# What the task asks
Reproduce the listing below character for character; drop every image.

# Source material
>>>>
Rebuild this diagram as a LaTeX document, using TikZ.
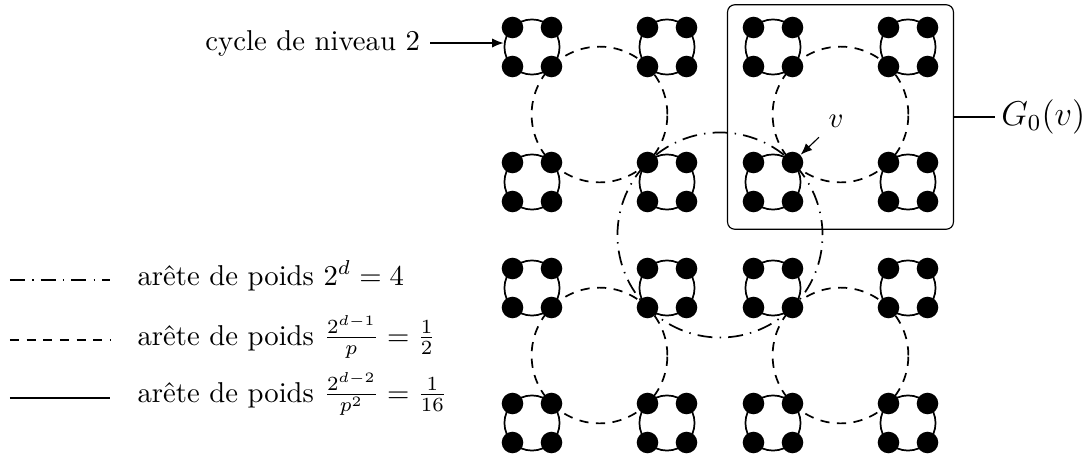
\documentclass[tikz,border=0pt]{standalone}
\usepackage{amsmath}
\usetikzlibrary{arrows.meta}
\begin{document}
\begin{tikzpicture}[x=0.3484pt,y=0.3484pt,
  vtx/.style={circle,fill=black,inner sep=0pt,minimum size=7.5pt},
  cyc/.style={circle,draw,semithick,inner sep=0pt,minimum size=19.2pt},
  lvlone/.style={semithick,dash pattern=on 3.2pt off 2.6pt},
  lvltwo/.style={semithick,dash pattern=on 5.2pt off 2.5pt on 0.5pt off 2.5pt},
  plainedge/.style={thick},
  >={Latex[length=4pt,width=3.2pt]}]
\useasboundingbox (0,0) rectangle (1092,457);
\def\ccx{720}\def\ccy{222}
% level-2 cycle (dash-dotted)
\draw[lvltwo] (\ccx,\ccy) circle (102.53);
% level-1 cycles (dashed)
\foreach \bx in {-1,1}
 \foreach \by in {-1,1}
  \draw[lvlone] ({\ccx+120.5*\bx},{\ccy+120.5*\by}) circle (67.88);
% level-0 cycles (solid)
\foreach \bx/\bn in {-1/a,1/b}
 \foreach \by/\bm in {-1/a,1/b}
  \foreach \kx/\kn in {-1/a,1/b}
   \foreach \ky/\km in {-1/a,1/b}
    \node[cyc] (k\bn\bm\kn\km) at ({\ccx+120.5*\bx+67.5*\kx},{\ccy+120.5*\by+67.5*\ky}) {};
% vertices
\foreach \bx/\bn in {-1/a,1/b}
 \foreach \by/\bm in {-1/a,1/b}
  \foreach \kx/\kn in {-1/a,1/b}
   \foreach \ky/\km in {-1/a,1/b}
    \foreach \nx/\nn in {-1/a,1/b}
     \foreach \ny/\nm in {-1/a,1/b}
      \node[vtx] (v\bn\bm\kn\km\nn\nm) at ({\ccx+120.5*\bx+67.5*\kx+19.5*\nx},{\ccy+120.5*\by+67.5*\ky+19.5*\ny}) {};
% label cycle de niveau 2
\node[anchor=east] (lbl) at (430,414) {cycle de niveau 2};
\draw[->,thin] (lbl.east) -- (lbl.east -| kabab.west);
% box G0(v)
\node[draw,thin,rounded corners=2.5pt,minimum width=78.7pt,minimum height=78.2pt] (g0) at (840.5,340) {};
\node[anchor=west,inner sep=2pt] (glbl) at (995,340) {\large $G_0(v)$};
\draw[thin] (g0.east) -- (g0.east -| glbl.west);
% label v
\node (vl) at (836,336) {$v$};
\draw[->,thin] (vl) -- (vbbaabb);
% legend
\coordinate (la1) at (10,177); \coordinate (lb1) at (110,177);
\coordinate (la2) at (10,117); \coordinate (lb2) at (110,117);
\coordinate (la3) at (10,59);  \coordinate (lb3) at (110,59);
\draw[lvltwo] (la1) -- (lb1);
\draw[lvlone] (la2) -- (lb2);
\draw[plainedge] (la3) -- (lb3);
\node[anchor=base west,inner sep=0pt] (t1) at (137,172) {arête de poids $2^d=4$};
\node[anchor=base west,inner sep=0pt] (t2) at (137,112) {arête de poids $\frac{2^{d-1}}{p}=\frac{1}{2}$};
\node[anchor=base west,inner sep=0pt] (t3) at (137,55) {arête de poids $\frac{2^{d-2}}{p^2}=\frac{1}{16}$};
\end{tikzpicture}
\end{document}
<<<<
# Correct result
Rebuild this diagram as a LaTeX document, using TikZ.
\documentclass[tikz,border=0pt]{standalone}
\usepackage{amsmath}
\usetikzlibrary{arrows.meta}
\begin{document}
\begin{tikzpicture}[x=0.3484pt,y=0.3484pt,
  vtx/.style={circle,fill=black,inner sep=0pt,minimum size=7.5pt},
  cyc/.style={circle,draw,semithick,inner sep=0pt,minimum size=19.2pt},
  lvlone/.style={semithick,dash pattern=on 3.2pt off 2.6pt},
  lvltwo/.style={semithick,dash pattern=on 5.2pt off 2.5pt on 0.5pt off 2.5pt},
  plainedge/.style={thick},
  >={Latex[length=4pt,width=3.2pt]}]
\useasboundingbox (0,0) rectangle (1092,457);
\def\ccx{720}\def\ccy{222}
% level-2 cycle (dash-dotted)
\draw[lvltwo] (\ccx,\ccy) circle (102.53);
% level-1 cycles (dashed)
\foreach \bx in {-1,1}
 \foreach \by in {-1,1}
  \draw[lvlone] ({\ccx+120.5*\bx},{\ccy+120.5*\by}) circle (67.88);
% level-0 cycles (solid)
\foreach \bx/\bn in {-1/a,1/b}
 \foreach \by/\bm in {-1/a,1/b}
  \foreach \kx/\kn in {-1/a,1/b}
   \foreach \ky/\km in {-1/a,1/b}
    \node[cyc] (k\bn\bm\kn\km) at ({\ccx+120.5*\bx+67.5*\kx},{\ccy+120.5*\by+67.5*\ky}) {};
% vertices
\foreach \bx/\bn in {-1/a,1/b}
 \foreach \by/\bm in {-1/a,1/b}
  \foreach \kx/\kn in {-1/a,1/b}
   \foreach \ky/\km in {-1/a,1/b}
    \foreach \nx/\nn in {-1/a,1/b}
     \foreach \ny/\nm in {-1/a,1/b}
      \node[vtx] (v\bn\bm\kn\km\nn\nm) at ({\ccx+120.5*\bx+67.5*\kx+19.5*\nx},{\ccy+120.5*\by+67.5*\ky+19.5*\ny}) {};
% label cycle de niveau 2
\node[anchor=east] (lbl) at (430,414) {cycle de niveau 2};
\draw[->,thin] (lbl.east) -- (lbl.east -| kabab.west);
% box G0(v)
\node[draw,thin,rounded corners=2.5pt,minimum width=78.7pt,minimum height=78.2pt] (g0) at (840.5,340) {};
\node[anchor=west,inner sep=2pt] (glbl) at (995,340) {\large $G_0(v)$};
\draw[thin] (g0.east) -- (g0.east -| glbl.west);
% label v
\node (vl) at (836,336) {$v$};
\draw[->,thin] (vl) -- (vbbaabb);
% legend
\coordinate (la1) at (10,177); \coordinate (lb1) at (110,177);
\coordinate (la2) at (10,117); \coordinate (lb2) at (110,117);
\coordinate (la3) at (10,59);  \coordinate (lb3) at (110,59);
\draw[lvltwo] (la1) -- (lb1);
\draw[lvlone] (la2) -- (lb2);
\draw[plainedge] (la3) -- (lb3);
\node[anchor=base west,inner sep=0pt] (t1) at (137,172) {arête de poids $2^d=4$};
\node[anchor=base west,inner sep=0pt] (t2) at (137,112) {arête de poids $\frac{2^{d-1}}{p}=\frac{1}{2}$};
\node[anchor=base west,inner sep=0pt] (t3) at (137,55) {arête de poids $\frac{2^{d-2}}{p^2}=\frac{1}{16}$};
\end{tikzpicture}
\end{document}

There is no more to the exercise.